Un pays isolé et englué dans la pauvreté

Après trois ans d’administration talibane, la situation économique est catastrophique en Afghanistan. Le taux de chômage est élevé. Les familles ont du mal à joindre les deux bouts. « Le seuil de pauvreté a chuté en trois an, poursuit sur RFI, Hamida Aman. Les familles, la classe moyenne se sont paupérisées et doivent trouver des petites solutions, faire du business, en essayant de préparer et vendre, par exemple, de la nourriture ou de se lancer dans une petite activité agricole, d’élevage ». Le PIB s’est violemment contracté de 26 % en 2021 et 2022, selon la Banque mondiale pour qui « la croissance sera de zéro pour les trois prochaines années et le revenu par tête baissera sous la poussée démographique ».  L’aide au développement tout comme l’aide humanitaire s’est également effondrée : un tiers des 45 millions d’Afghans ne survit qu’avec du pain et du thé.

Le gouvernement taliban n’est en effet reconnu par aucun pays. Il enregistre toutefois des gains diplomatiques avec certains pays, notamment avec le Pakistan, l’Azerbaïdjan, le Kazakhstan, l’Ouzbékistan, le Turkménistan, la Chine et la Russie. « Les pays qui coopèrent avec les talibans devraient leur rappeler leurs abus contre les femmes et les filles », a déclaré l’ONG Human Rights Watch dans un communiqué à l’occasion de cet anniversaire. « Les donateurs devraient apporter une aide à ceux qui en ont le plus besoin et œuvrer à une solution durable à la crise humanitaire en Afghanistan ».
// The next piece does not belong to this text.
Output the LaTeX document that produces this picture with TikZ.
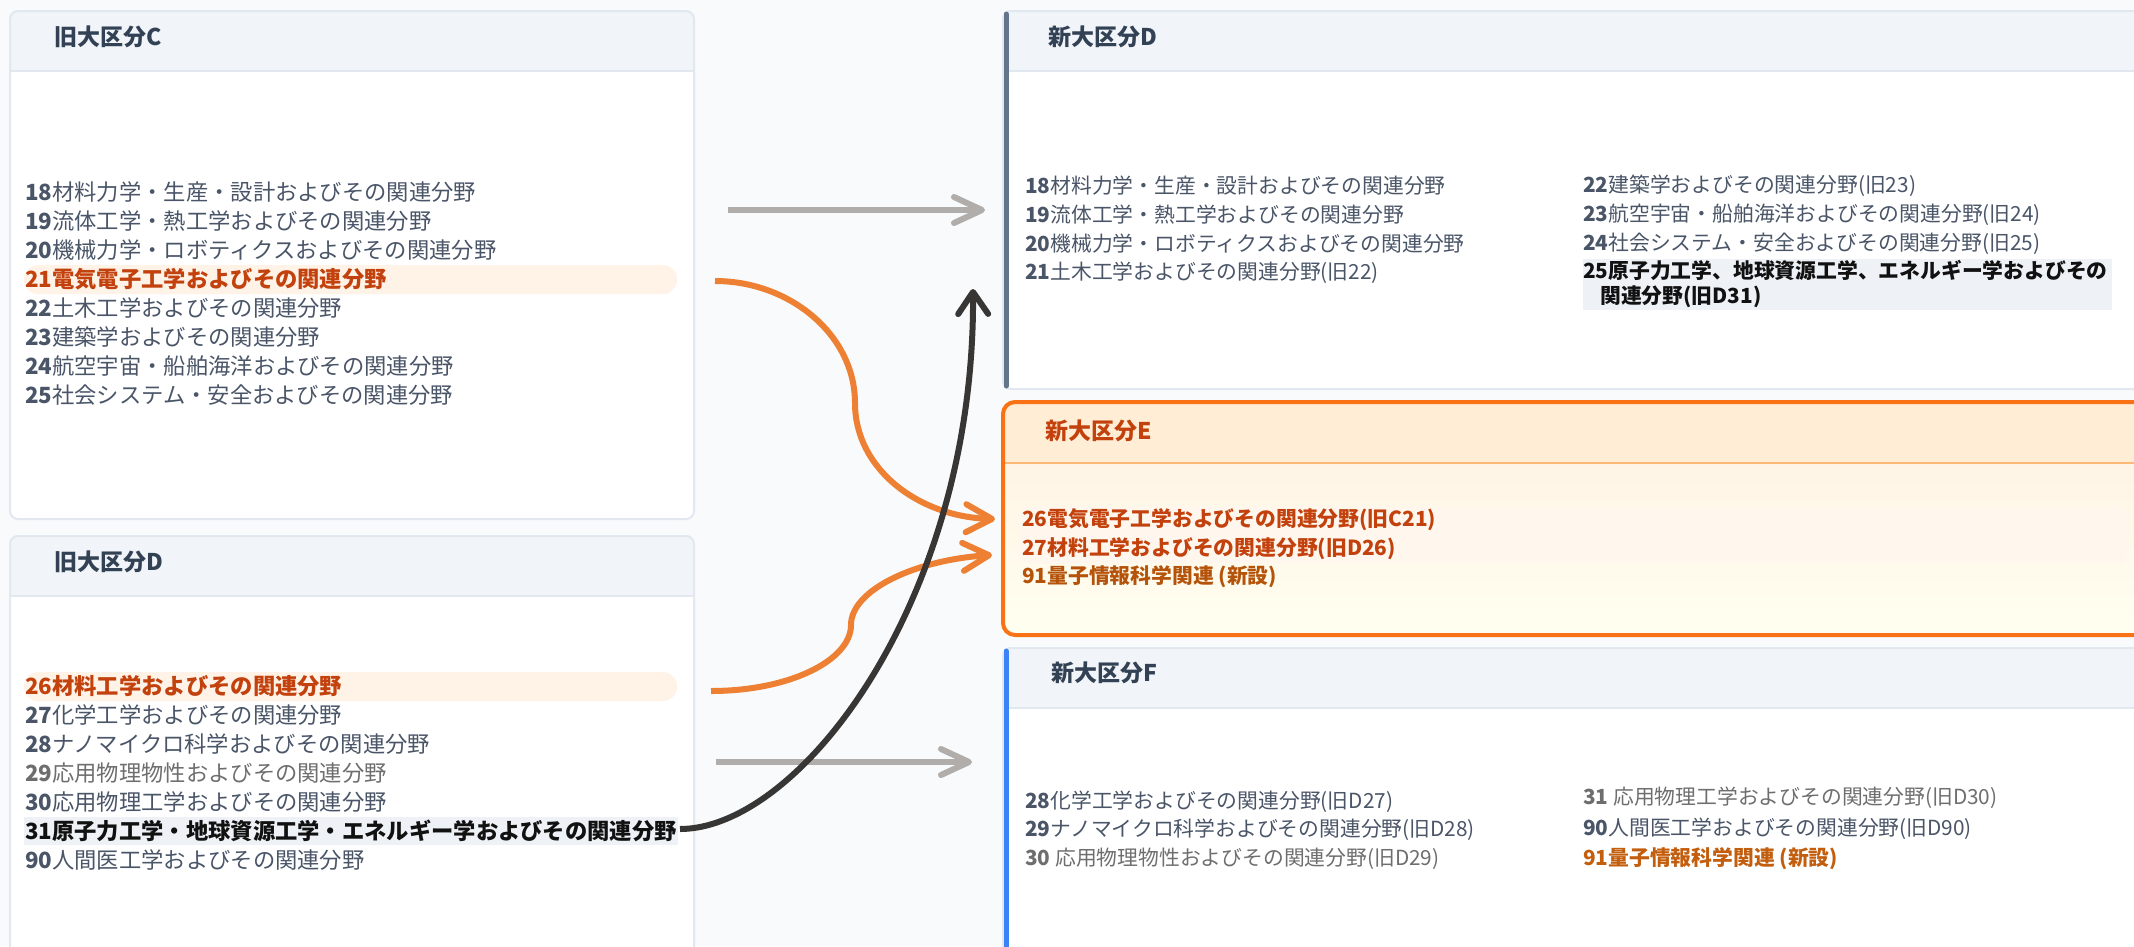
\documentclass[tikz,border=0pt]{standalone}
\usepackage{fontspec}
\setmainfont{Noto Sans CJK JP}
\usetikzlibrary{arrows.meta}
\definecolor{bgc}{HTML}{F8FAFC}
\definecolor{boxline}{HTML}{E2E8F0}
\definecolor{headc}{HTML}{F1F5F9}
\definecolor{titlec}{HTML}{334155}
\definecolor{itemc}{HTML}{4A5568}
\definecolor{grayc}{HTML}{6E6E6E}
\definecolor{hlor}{HTML}{C2410C}
\definecolor{hlbg}{HTML}{FFF3E8}
\definecolor{rowbg}{HTML}{EEF2F7}
\definecolor{blk}{HTML}{111111}
\definecolor{amber}{HTML}{B45309}
\definecolor{famber}{HTML}{C25E0E}
\definecolor{slatebar}{HTML}{64748B}
\definecolor{bluebar}{HTML}{3B82F6}
\definecolor{eborder}{HTML}{F97316}
\definecolor{ehead}{HTML}{FFEDD5}
\definecolor{esep}{HTML}{FDBA74}
\definecolor{arrgray}{HTML}{B0ADAB}
\definecolor{arror}{HTML}{EE8033}
\definecolor{arrblk}{HTML}{383634}
\newcommand\nb[1]{{\bfseries #1}}
\tikzset{
  itemL/.style={anchor=west, inner sep=0pt, font=\fontsize{22.3}{27}\selectfont, text=itemc},
  itemR/.style={anchor=west, inner sep=0pt, font=\fontsize{20.8}{25}\selectfont, text=itemc},
  boxtitle/.style={anchor=west, inner sep=0pt, font=\fontsize{23}{28}\selectfont\bfseries, text=titlec},
  grayarrow/.style={draw=arrgray, line width=6pt, -{Straight Barb[round,length=28pt,width=26pt]}},
  orarrow/.style={draw=arror, line width=6pt, -{Straight Barb[round,length=26pt,width=28pt]}},
  blkarrow/.style={draw=arrblk, line width=6pt, -{Straight Barb[round,length=22pt,width=30pt]}},
}
\begin{document}
\begin{tikzpicture}[x=1pt,y=-1pt]
\useasboundingbox (0,0) rectangle (2134,946);
\clip (0,0) rectangle (2134,946);
\fill[bgc] (0,0) rectangle (2134,946);

% ---------- old C box ----------
\begin{scope}
  \clip[rounded corners=8pt] (10,11) rectangle (694,519);
  \fill[white] (10,11) rectangle (694,519);
  \fill[headc] (10,11) rectangle (694,71);
  \draw[boxline, line width=2pt] (10,71) -- (694,71);
\end{scope}
\draw[boxline, line width=2pt, rounded corners=8pt] (10,11) rectangle (694,519);
\node[boxtitle] (tc) at (54,37) {旧大区分C};
\fill[hlbg, rounded corners=14pt] (24,265) rectangle (677,294);
\node[itemL] (c18) at (25,192) {\nb{18}材料力学・生産・設計およびその関連分野};
\node[itemL] (c19) at (25,221) {\nb{19}流体工学・熱工学およびその関連分野};
\node[itemL] (c20) at (25,250) {\nb{20}機械力学・ロボティクスおよびその関連分野};
\node[itemL, text=hlor, font=\fontsize{22.3}{27}\selectfont\bfseries] (c21) at (25,279) {21電気電子工学およびその関連分野};
\node[itemL] (c22) at (25,308) {\nb{22}土木工学およびその関連分野};
\node[itemL] (c23) at (25,337) {\nb{23}建築学およびその関連分野};
\node[itemL] (c24) at (25,366) {\nb{24}航空宇宙・船舶海洋およびその関連分野};
\node[itemL] (c25) at (25,395) {\nb{25}社会システム・安全およびその関連分野};

% ---------- old D box ----------
\begin{scope}
  \clip[rounded corners=8pt] (10,536) rectangle (694,980);
  \fill[white] (10,536) rectangle (694,980);
  \fill[headc] (10,536) rectangle (694,596);
  \draw[boxline, line width=2pt] (10,596) -- (694,596);
\end{scope}
\draw[boxline, line width=2pt, rounded corners=8pt] (10,536) rectangle (694,980);
\node[boxtitle] (td) at (54,562) {旧大区分D};
\fill[hlbg, rounded corners=14pt] (24,672) rectangle (677,701);
\fill[rowbg] (24,817) rectangle (678,845);
\node[itemL, text=hlor, font=\fontsize{22.3}{27}\selectfont\bfseries] (d26) at (25,686) {26材料工学およびその関連分野};
\node[itemL] (d27) at (25,715) {\nb{27}化学工学およびその関連分野};
\node[itemL] (d28) at (25,744) {\nb{28}ナノマイクロ科学およびその関連分野};
\node[itemL, text=grayc] (d29) at (25,773) {\nb{29}応用物理物性およびその関連分野};
\node[itemL] (d30) at (25,802) {\nb{30}応用物理工学およびその関連分野};
\node[itemL, text=blk, font=\fontsize{22.3}{27}\selectfont\bfseries] (d31) at (25,831) {31原子力工学・地球資源工学・エネルギー学およびその関連分野};
\node[itemL] (d90) at (25,860) {\nb{90}人間医工学およびその関連分野};

% ---------- new D box ----------
\begin{scope}
  \clip[rounded corners=8pt] (1003,11) rectangle (2170,389);
  \fill[white] (1003,11) rectangle (2170,389);
  \fill[headc] (1003,11) rectangle (2170,71);
  \draw[boxline, line width=2pt] (1003,71) -- (2170,71);
\end{scope}
\draw[boxline, line width=2pt, rounded corners=8pt] (1003,11) rectangle (2170,389);
\draw[slatebar, line width=5pt, line cap=round] (1006,14) -- (1006,386);
\node[boxtitle] (tnd) at (1048,37) {新大区分D};
\node[itemR] (nd18) at (1025,186) {\nb{18}材料力学・生産・設計およびその関連分野};
\node[itemR] (nd19) at (1025,215) {\nb{19}流体工学・熱工学およびその関連分野};
\node[itemR] (nd20) at (1025,244) {\nb{20}機械力学・ロボティクスおよびその関連分野};
\node[itemR] (nd21) at (1025,273) {\nb{21}土木工学およびその関連分野(旧22)};
\node[itemR] (nd22) at (1583,186) {\nb{22}建築学およびその関連分野(旧23)};
\node[itemR] (nd23) at (1583,215) {\nb{23}航空宇宙・船舶海洋およびその関連分野(旧24)};
\node[itemR] (nd24) at (1583,244) {\nb{24}社会システム・安全およびその関連分野(旧25)};
\fill[rowbg] (1583,259) rectangle (2112,310);
\node[itemR, anchor=north west, text=blk, align=left, font=\fontsize{20.8}{25}\selectfont\bfseries] (nd25) at (1583,260) {25原子力工学、地球資源工学、エネルギー学およびその\\\hspace*{17pt}関連分野(旧D31)};

% ---------- new E box ----------
\begin{scope}
  \clip[rounded corners=12pt] (1003,402) rectangle (2170,635);
  \fill[top color=ehead!60!white, bottom color=yellow!6!white] (1003,463) rectangle (2170,635);
  \fill[ehead] (1003,402) rectangle (2170,463);
  \fill[orange!6!white, opacity=0.7, rounded corners=10pt] (1019,507) rectangle (2128,563);
  \draw[esep, line width=2pt] (1003,463) -- (2170,463);
\end{scope}
\draw[eborder, line width=4pt, rounded corners=12pt] (1003,402) rectangle (2170,635);
\node[boxtitle, text=hlor] (tne) at (1045,431) {新大区分E};
\node[itemR, text=hlor, font=\fontsize{20.8}{25}\selectfont\bfseries] (ne26) at (1022,520) {26電気電子工学およびその関連分野(旧C21)};
\node[itemR, text=hlor, font=\fontsize{20.8}{25}\selectfont\bfseries] (ne27) at (1022,549) {27材料工学およびその関連分野(旧D26)};
\node[itemR, text=amber, font=\fontsize{20.8}{25}\selectfont\bfseries] (ne91) at (1022,577) {91量子情報科学関連 (新設)};

% ---------- new F box ----------
\begin{scope}
  \clip[rounded corners=8pt] (1003,648) rectangle (2170,980);
  \fill[white] (1003,648) rectangle (2170,980);
  \fill[headc] (1003,648) rectangle (2170,708);
  \draw[boxline, line width=2pt] (1003,708) -- (2170,708);
\end{scope}
\draw[boxline, line width=2pt, rounded corners=8pt] (1003,648) rectangle (2170,980);
\draw[bluebar, line width=5pt, line cap=round] (1006,651) -- (1006,970);
\node[boxtitle] (tnf) at (1051,673) {新大区分F};
\node[itemR] (nf28) at (1025,802) {\nb{28}化学工学およびその関連分野(旧D27)};
\node[itemR] (nf29) at (1025,830) {\nb{29}ナノマイクロ科学およびその関連分野(旧D28)};
\node[itemR, text=grayc] (nf30) at (1025,859) {\nb{30} 応用物理物性およびその関連分野(旧D29)};
\node[itemR, text=grayc] (nf31) at (1583,798) {\nb{31} 応用物理工学およびその関連分野(旧D30)};
\node[itemR] (nf90) at (1583,829) {\nb{90}人間医工学およびその関連分野(旧D90)};
\node[itemR, text=famber, font=\fontsize{20.8}{25}\selectfont\bfseries] (nf91) at (1583,859) {91量子情報科学関連 (新設)};

% ---------- connectors ----------
\coordinate (gs1) at (728,210);
\coordinate (ge1) at (985,210);
\coordinate (gs2) at (716,762);
\coordinate (ge2) at (972,762);
\coordinate (o1s) at (715,281);
\coordinate (o1m) at (855,403);
\coordinate (o1e) at (995,519);
\coordinate (o2s) at (711,691);
\coordinate (o2m) at (851,625);
\coordinate (o2e) at (992,555);
\coordinate (bs) at (680,829);
\coordinate (be) at (973,289);

\draw[grayarrow] (gs1) -- (ge1);
\draw[grayarrow] (gs2) -- (ge2);
\draw[orarrow] (o1s) .. controls (790,281) and (855,335) .. (o1m)
               .. controls (855,470) and (920,517) .. (o1e);
\draw[orarrow] (o2s) .. controls (790,691) and (851,660) .. (o2m)
               .. controls (851,590) and (915,560) .. (o2e);
\draw[blkarrow] (bs) .. controls (800,829) and (975,600) .. (be);
\end{tikzpicture}
\end{document}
Le pays a également ouvert un dialogue avec l’Occident en participant en juin 2024, pour la première fois, aux discussions de Doha, pour parler soutien économique et lutte antidrogue avec la communauté internationale. Après des tractations compliquées, Kaboul a obtenu d’une vingtaine de pays et de l’ONU qu’aucun représentant de la société civile, en particulier les femmes, ne soit invité à Doha III.